Caching in OSB 12c without Out-Of-Process Coherence Servers

November 9, 2014 | 11 minute read
Greg Mally
Consulting Solutions Architect
Text Size 100%:

Author: Ricardo Ferreira

Introduction

One of the most popular use cases for Oracle Service Bus (OSB) is the mediation of synchronous service interactions. In this scenario, a client invokes the service through a proxy instead of the actual service endpoint, guaranteeing that the consumer is decoupled from the producer. This type of architecture allows producers to be changed without impacting the consumers, allowing greater agility for projects with volatile requirements.

Synchronous services that return results that do not change often are good candidates to have their results cached by OSB, through a feature called Result Caching. This improves performance by reducing network overhead to access the back-end service. Result caching can help to improve scalability by reducing the load on the back-end servers that host the service.

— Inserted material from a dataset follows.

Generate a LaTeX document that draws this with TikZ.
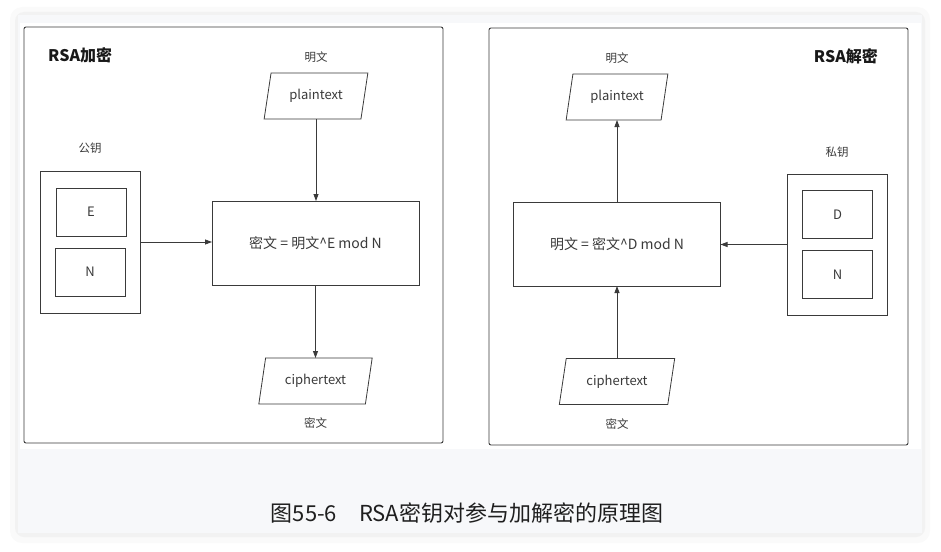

Figure 1 illustrates a client invoking a synchronous service with Result Caching enabled.

result-caching-article-figure-1

Figure 1: Client invoking a synchronous service with Result Caching enabled.

Although using the Result Caching feature may seem to always be a good idea, it is important to evaluate its side effects. When this feature is activated, all results are cached in the JVM heap. That means that heap can rapidly become full after a number of service invocations occur. This could lead to serious garbage collection (GC) issues once the JVM starts to reclaim the used space when it hits the high water-mark of 80% of the heap size. Eventually, full GC pauses will start to occur and jeopardize OSB performance.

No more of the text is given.